Uno de los conceptos centrales de la poética de Jaffé es precisamente la concepción de la poesía como traducción. Resultaría en exceso simplificador aludir sin más a la doble condición de traductora y poeta de la autora, por más que esa experiencia haya resultado, sin duda, enriquecedora. Más determinante resulta desde el punto de vista biográfico (pero sin que quepa tampoco reducirlo a ello) el origen familiar: «Mi padre tierra patria hablaba alemán / y español con fuerte acento extranjero. / Era mi madre tierra natal la que hablaba español / y alemán con mezcla indistinta del inglés. / Será por eso que sólo logro traducirme / sentidos cuando sueño poemas / truncos / en el desvelo» (pág. 22). La venezolana parece muy consciente de que la poesía se escribe siempre en tierra de nadie. Así, De la metáfora, fluida denota un doble exilio, el de quien se ve obligado a vivir lejos de una tierra natal y el exilio del propio lenguaje. Ese carácter errante, nómada, mestizo de la palabra destierra toda tentación de pureza y de identidad demasiado firme. Así escribe, con una probable alusión al Fausto, «¿quién no teme / al país de las madres / como al lobo» (pág. 129). Escribir como quien traduce es situarse en un constante desplazamiento, donde es posible atisbar una orilla imprevista pero también perder pie.

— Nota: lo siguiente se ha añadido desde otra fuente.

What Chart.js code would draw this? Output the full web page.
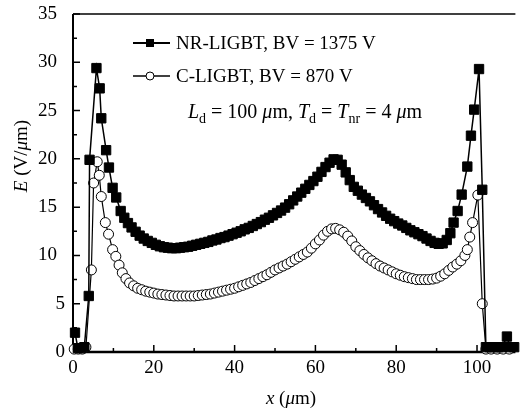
<!DOCTYPE html>
<html>
<head>
<meta charset="utf-8">
<script src="https://cdn.jsdelivr.net/npm/chart.js@4"></script>
<style>
  body { margin: 0; background: #fff; }
  canvas { display: block; }
</style>
</head>
<body>
<canvas id="field" width="523" height="411"></canvas>
<script>
// Electric field along the drift region
const nrX = [0.5, 1.2, 2.0, 2.8, 3.9, 4.1, 5.8, 6.6, 7.0, 8.2, 8.9, 9.8, 10.7, 11.8, 12.7,
  13.6, 14.5, 15.5, 16.5, 17.5, 18.5, 19.5, 20.5, 21.5, 22.5, 23.5, 24.5, 25.5, 26.5, 27.5,
  28.5, 29.5, 30.5, 31.5, 32.5, 33.5, 34.5, 35.5, 36.5, 37.5, 38.5, 39.5, 40.5, 41.5, 42.5,
  43.5, 44.5, 45.5, 46.5, 47.5, 48.5, 49.5, 50.5, 51.5, 52.5, 53.5, 54.5, 55.5, 56.5, 57.5,
  58.5, 59.5, 60.5, 61.5, 62.5, 63.5, 64.5, 65.5, 66.5, 67.5, 68.5, 69.5, 70.5, 71.5, 72.5,
  73.5, 74.5, 75.5, 76.5, 77.5, 78.5, 79.5, 80.5, 81.5, 82.5, 83.5, 84.5, 85.5, 86.5, 87.5,
  88.5, 89.5, 90.5, 91.5, 92.5, 93.4, 94.2, 95.2, 96.2, 97.6, 98.5, 99.3, 100.5, 101.3, 102.2,
  103.2, 104.2, 105.2, 106.2, 107.4, 108.2, 109.2];
const nrE = [2.0, 0.4, 0.4, 0.5, 5.8, 19.9, 29.4, 27.3, 24.2, 20.9, 19.1, 17.0, 16.0, 14.6, 13.9,
  13.35, 12.9, 12.45, 12.05, 11.75, 11.5, 11.3, 11.1, 10.95, 10.85, 10.8, 10.75, 10.75, 10.8, 10.85,
  10.9, 11.0, 11.1, 11.2, 11.3, 11.4, 11.55, 11.65, 11.8, 11.9, 12.05, 12.2, 12.35, 12.5, 12.7,
  12.85, 13.05, 13.25, 13.45, 13.7, 13.9, 14.15, 14.4, 14.65, 14.95, 15.3, 15.7, 16.1, 16.5, 16.9,
  17.3, 17.7, 18.15, 18.65, 19.15, 19.6, 19.95, 19.9, 19.4, 18.6, 17.8, 17.1, 16.7, 16.3, 15.95,
  15.6, 15.2, 14.8, 14.45, 14.1, 13.8, 13.55, 13.3, 13.1, 12.85, 12.6, 12.4, 12.2, 12.0, 11.75,
  11.5, 11.3, 11.2, 11.25, 11.6, 12.3, 13.4, 14.6, 16.3, 19.2, 22.4, 25.1, 29.3, 16.8, 0.5,
  0.5, 0.5, 0.5, 0.5, 1.6, 0.5, 0.5];

const cX = [0.3, 1.3, 2.3, 3.2, 4.55, 5.1, 6.0, 6.5, 7.0, 8.0, 8.8, 9.8, 10.6, 11.4, 12.2,
  13.1, 14.0, 15, 16, 17, 18, 19, 20, 21, 22, 23, 24, 25, 26, 27,
  28, 29, 30, 31, 32, 33, 34, 35, 36, 37, 38, 39, 40, 41, 42,
  43, 44, 45, 46, 47, 48, 49, 50, 51, 52, 53, 54, 55, 56, 57,
  58, 59, 60, 61, 62, 63, 64, 65, 66, 67, 68, 69, 70, 71, 72,
  73, 74, 75, 76, 77, 78, 79, 80, 81, 82, 83, 84, 85, 86, 87,
  88, 89, 90, 91, 92, 93, 94, 95, 96, 97, 97.6, 98.2, 98.9, 100.2, 101.3,
  102.2, 103.5, 105, 106.5, 108];
const cE = [0.3, 0.3, 0.3, 0.5, 8.5, 17.5, 19.7, 18.3, 16.1, 13.4, 12.2, 10.6, 9.9, 9.0, 8.2,
  7.6, 7.15, 6.85, 6.6, 6.45, 6.3, 6.2, 6.1, 6.0, 5.95, 5.9, 5.85, 5.8, 5.8, 5.8,
  5.8, 5.8, 5.8, 5.85, 5.9, 5.95, 6.0, 6.1, 6.2, 6.3, 6.4, 6.5, 6.6, 6.75, 6.9,
  7.05, 7.2, 7.4, 7.6, 7.8, 8.0, 8.25, 8.5, 8.7, 8.9, 9.1, 9.35, 9.6, 9.85, 10.1,
  10.35, 10.75, 11.2, 11.6, 12.1, 12.5, 12.75, 12.8, 12.65, 12.4, 12.0, 11.5, 10.9, 10.5, 10.1,
  9.75, 9.45, 9.15, 8.9, 8.7, 8.5, 8.3, 8.1, 7.95, 7.8, 7.7, 7.6, 7.5, 7.5, 7.5,
  7.5, 7.55, 7.65, 7.85, 8.1, 8.45, 8.8, 9.1, 9.45, 10.0, 10.6, 11.9, 13.4, 16.25, 5.0,
  0.3, 0.3, 0.3, 0.3, 0.3];

const xTicks = [0, 20, 40, 60, 80, 100];
const xMinor = [10, 30, 50, 70, 90];
const yTicks = [0, 5, 10, 15, 20, 25, 30, 35];
const yMinor = [2.5, 7.5, 12.5, 17.5, 22.5, 27.5, 32.5];
const seriesNames = ['NR-LIGBT, BV = 1375 V', 'C-LIGBT, BV = 870 V'];

const SERIF = '"Liberation Serif", "Times New Roman", serif';

function toPoints(xs, ys) {
  return xs.map((x, i) => ({ x: x, y: ys[i] }));
}

// draw a row of text pieces (italic / subscript) starting at x
function drawRuns(ctx, x, y, runs, align, size) {
  size = size || 19;
  const fontOf = r => (r.i ? 'italic ' : '') + (r.sub ? Math.round(size * 0.68) : size) + 'px ' + SERIF;
  let total = 0;
  runs.forEach(r => { ctx.font = fontOf(r); total += ctx.measureText(r.t).width; });
  let cx = align === 'center' ? x - total / 2 : x;
  ctx.textAlign = 'left';
  ctx.textBaseline = 'middle';
  runs.forEach(r => {
    ctx.font = fontOf(r);
    ctx.fillText(r.t, cx, r.sub ? y + 6 : y);
    cx += ctx.measureText(r.t).width;
  });
}

const frame = {
  id: 'frame',
  beforeDatasetsDraw(chart) {
    const ctx = chart.ctx;
    const a = chart.chartArea;
    const xs = chart.scales.x, ys = chart.scales.y;
    ctx.save();
    ctx.strokeStyle = '#000';
    // axes
    ctx.lineWidth = 1.3;
    ctx.beginPath(); ctx.moveTo(a.left, a.top); ctx.lineTo(a.right, a.top); ctx.stroke();
    ctx.lineWidth = 2;
    ctx.beginPath(); ctx.moveTo(a.left, a.top); ctx.lineTo(a.left, a.bottom); ctx.stroke();
    ctx.lineWidth = 2.5;
    ctx.beginPath(); ctx.moveTo(a.left - 1, a.bottom); ctx.lineTo(a.right, a.bottom); ctx.stroke();
    // inward ticks
    ctx.lineWidth = 1.5;
    ctx.beginPath();
    xTicks.forEach(v => { const p = xs.getPixelForValue(v); ctx.moveTo(p, a.bottom); ctx.lineTo(p, a.bottom - 7); });
    xMinor.forEach(v => { const p = xs.getPixelForValue(v); ctx.moveTo(p, a.bottom); ctx.lineTo(p, a.bottom - 4); });
    yTicks.forEach(v => { const p = ys.getPixelForValue(v); ctx.moveTo(a.left, p); ctx.lineTo(a.left + 7, p); });
    yMinor.forEach(v => { const p = ys.getPixelForValue(v); ctx.moveTo(a.left, p); ctx.lineTo(a.left + 4, p); });
    ctx.stroke();
    ctx.restore();
  },
  afterDraw(chart) {
    const ctx = chart.ctx;
    const a = chart.chartArea;
    const xs = chart.scales.x, ys = chart.scales.y;
    ctx.save();
    ctx.fillStyle = '#000';
    ctx.font = '19px ' + SERIF;
    ctx.textBaseline = 'middle';
    ctx.textAlign = 'center';
    xTicks.forEach(v => ctx.fillText(String(v), xs.getPixelForValue(v), a.bottom + 16));
    ctx.textAlign = 'right';
    yTicks.forEach(v => ctx.fillText(String(v), v < 10 ? a.left - 8 : a.left - 16, ys.getPixelForValue(v)));

    // axis titles
    drawRuns(ctx, 291, 399, [{ t: 'x', i: true }, { t: ' (' }, { t: 'μ', i: true }, { t: 'm)' }], 'center');
    ctx.save();
    ctx.translate(22, 156);
    ctx.rotate(-Math.PI / 2);
    drawRuns(ctx, 0, 0, [{ t: 'E', i: true }, { t: ' (V/' }, { t: 'μ', i: true }, { t: 'm)' }], 'center');
    ctx.restore();

    // legend
    ctx.strokeStyle = '#000';
    ctx.lineWidth = 2;
    ctx.beginPath(); ctx.moveTo(133, 43); ctx.lineTo(170, 43); ctx.stroke();
    ctx.fillRect(146, 39, 8, 8);
    ctx.lineWidth = 1.5;
    ctx.beginPath(); ctx.moveTo(133, 76); ctx.lineTo(170, 76); ctx.stroke();
    ctx.beginPath(); ctx.arc(150, 76, 4, 0, Math.PI * 2);
    ctx.fillStyle = '#fff'; ctx.fill(); ctx.lineWidth = 1; ctx.stroke();
    ctx.fillStyle = '#000';
    drawRuns(ctx, 176, 44, [{ t: seriesNames[0] }], 'left');
    drawRuns(ctx, 176, 77, [{ t: seriesNames[1] }], 'left');

    // device parameters
    drawRuns(ctx, 305, 113, [
      { t: 'L', i: true }, { t: 'd', sub: true }, { t: ' = 100 ' }, { t: 'μ', i: true }, { t: 'm, ' },
      { t: 'T', i: true }, { t: 'd', sub: true }, { t: ' = ' },
      { t: 'T', i: true }, { t: 'nr', sub: true }, { t: ' = 4 ' }, { t: 'μ', i: true }, { t: 'm' }
    ], 'center', 20);
    ctx.restore();
  }
};

new Chart(document.getElementById('field'), {
  type: 'scatter',
  data: {
    datasets: [{
      label: seriesNames[0],
      data: toPoints(nrX, nrE),
      showLine: true,
      borderColor: '#000',
      borderWidth: 1.5,
      backgroundColor: '#000',
      pointStyle: 'rect',
      pointRadius: 6.6,
      pointBorderWidth: 1,
      clip: false
    }, {
      label: seriesNames[1],
      data: toPoints(cX, cE),
      showLine: true,
      borderColor: '#000',
      borderWidth: 1.2,
      backgroundColor: '#fff',
      pointStyle: 'circle',
      pointRadius: 5,
      pointBorderWidth: 1,
      clip: false
    }]
  },
  options: {
    responsive: false,
    animation: false,
    layout: { padding: { top: 14, right: 0, left: 0, bottom: 0 } },
    plugins: { legend: { display: false }, tooltip: { enabled: false } },
    scales: {
      x: {
        type: 'linear', min: 0, max: 109.5,
        ticks: { display: false }, grid: { display: false }, border: { display: false },
        afterFit: s => { s.height = 59; }
      },
      y: {
        type: 'linear', min: 0, max: 35,
        ticks: { display: false }, grid: { display: false }, border: { display: false },
        afterFit: s => { s.width = 73; }
      }
    }
  },
  plugins: [frame]
});
</script>
</body>
</html>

Si la poesía es traducción, ello quiere decir que no existe una literalidad de la que partir, que no hay un lenguaje propio y otro figurado. Estamos de nuevo ante esa (po)ética, ante una moral del estilo que se plantea incluso si no habría que escribir siempre «En diminutivos»: «Después pensé que la poesía / era para lo poquito / […] Para pocos recuerdos / pocas palabras / pocos instantes / en los que / creo ver algo / algo / alguito / poca cosa» (pág. 24). Escribir exige una humildad, saber, como el irónico «Loros», que el poema tiene algo de grito animal y que el poeta siempre corre el riesgo de convertirse en un charlatán más. Por ello, en una evidente referencia a Hamlet, cabe desear: «Lo demás / que quede en / blanco / luminoso / impoluto / silencio» (págs. 141-142). Desde luego, en estos poemas el silencio es un componente fundamental. Pero no se trata del silencio del místico, sino de un saber callar a tiempo, de la reticencia necesaria para no dejarse ahogar por las palabras. El homenaje que se hace a Emily Dickinson en «Por plumas» —a la vez traducción y lectura libre de un texto de la norteamericana— nos muestra bien las querencias de Jaffé por una escritura que sabe tomar aliento antes de dar el próximo paso.

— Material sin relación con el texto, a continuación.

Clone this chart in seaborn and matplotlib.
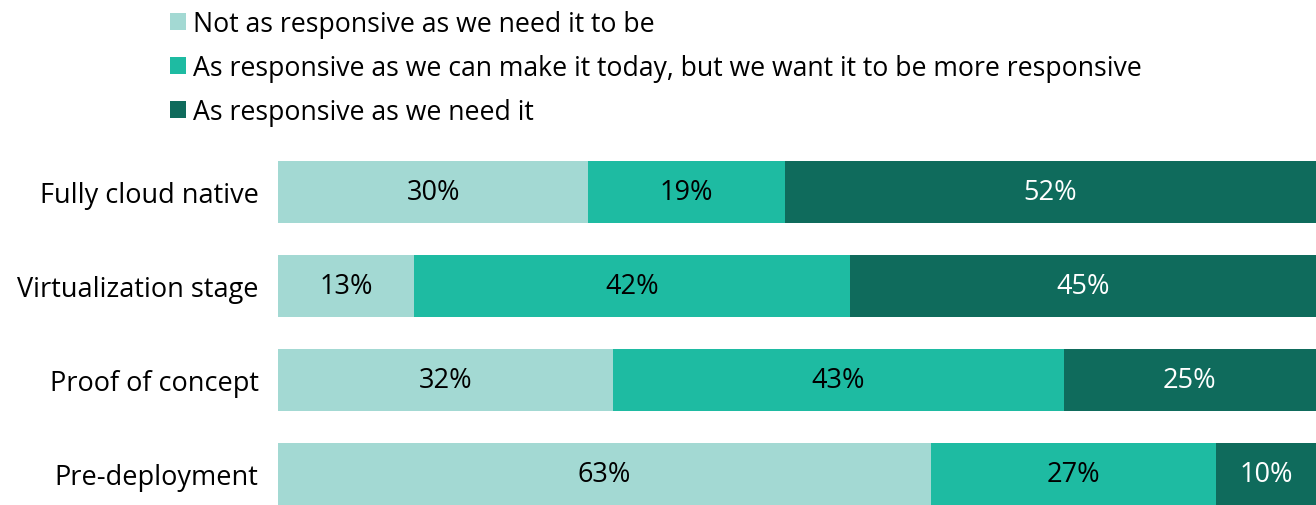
"""Stacked horizontal bar chart: network responsiveness by deployment stage"""

import matplotlib

matplotlib.use("Agg")
import matplotlib.pyplot as plt
from matplotlib.patches import Patch
import numpy as np
import pandas as pd
import seaborn as sns

# data
stages = ["Fully cloud native", "Virtualization stage", "Proof of concept", "Pre-deployment"]
series_names = [
    "Not as responsive as we need it to be",
    "As responsive as we can make it today, but we want it to be more responsive",
    "As responsive as we need it",
]
not_responsive = [29.9, 13.1, 32.3, 62.9]
want_more = [18.9, 42.0, 43.4, 27.5]
responsive = [51.2, 44.9, 24.3, 9.6]
# printed labels (rounded as in the source)
label_not = [30, 13, 32, 63]
label_want = [19, 42, 43, 27]
label_resp = [52, 45, 25, 10]

colors = ["#A3D9D3", "#1EBBA2", "#0F6B5C"]
text_colors = ["black", "black", "white"]

sns.set_theme(style="white")
plt.rcParams["font.family"] = ["Open Sans", "DejaVu Sans"]
plt.rcParams["text.color"] = "black"

FS = 19.5

df = pd.DataFrame(
    {"stage": stages, "s1": not_responsive, "s2": want_more, "s3": responsive}
)
df["c1"] = df["s1"]
df["c2"] = df["s1"] + df["s2"]
df["c3"] = df["c2"] + df["s3"]

fig = plt.figure(figsize=(13.16, 5.06), dpi=100)
ax = fig.add_axes([278 / 1316, 0, 1 - 278 / 1316, 376 / 506])

# draw cumulative totals from the back to the front
for col, color in zip(["c3", "c2", "c1"], colors[::-1]):
    sns.barplot(
        data=df, x=col, y="stage", orient="h", color=color,
        width=0.66, saturation=1, linewidth=0, ax=ax,
    )

ax.set_xlim(0, df["c3"].max())
ax.set_ylim(3.33, -0.67)

lefts = [np.zeros(len(stages)), df["c1"].values, df["c2"].values]
widths = [df["s1"].values, df["s2"].values, df["s3"].values]
labels = [label_not, label_want, label_resp]
for left, width, lab, tc in zip(lefts, widths, labels, text_colors):
    for i in range(len(stages)):
        ax.text(left[i] + width[i] / 2, i, f"{lab[i]}%", ha="center", va="center",
                fontsize=FS, color=tc)

ax.set_xlabel("")
ax.set_ylabel("")
ax.set_xticks([])
ax.tick_params(axis="y", length=0, pad=14, labelsize=FS, labelcolor="black")
for s in ax.spines.values():
    s.set_visible(False)

handles = [Patch(facecolor=c, edgecolor="none") for c in colors]
fig.legend(
    handles, series_names, loc="upper left", bbox_to_anchor=(159 / 1316, 1.0),
    frameon=False, fontsize=19.2, handlelength=0.63, handleheight=0.63,
    handletextpad=0.25, labelspacing=0.6, borderaxespad=0, labelcolor="black",
)

fig.savefig("out.png", dpi=100, facecolor="white")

Volvemos así a la coma, en el sentido ahora de una pausa necesaria, como esa mínima pausa versal que quiebra a menudo la frase, incluso los sintagmas (es llamativo el uso del encabalgamiento), para exigir una detención, un alto en el camino. Como si cada palabra y cada idea exigiera la atención que se le debe. Así, estos poemas, de tan transparentes, pueden parecer opacos, como si su secreto fuera, como el del agua, su propia transparencia. No se trata de levantar torres de marfil, tal vez porque éstas, en la mayor parte de los casos, no fueron tales, y la torre que albergó a Scardanelli-Hölderlin, en la intemperie de su locura, es un espacio mucho más modesto y menos protegido: «No era de marfil / la torre, era la casa / de un carpintero / llamado Habitación, / que hospedó / la modernidad / hecha / poesía» (pág. 155).  En un tiempo tan poco dado a la escucha, el poema suena como una especie de confusa algarabía, como esos loros de una Caracas que se aleja en el recuerdo: «lo ruidosos y / en desorden que van / como lo hace / este poema» (pág. 161). Pero el poema insiste, con la terquedad de un río, en tejer una imagen de la fidelidad. Fidelidad a sí mismo, pero también a la vida que escapa y que, a veces, sólo es posible leer en las heridas que deja: «Tus heridas son / tu historia / apunté / de ya no sé qué / lectura / pero entonces las / cicatrices serían / las promesas / esperanza / y cura / porque son ellas / las que hacen / sólo tuya la vida» (pág. 156).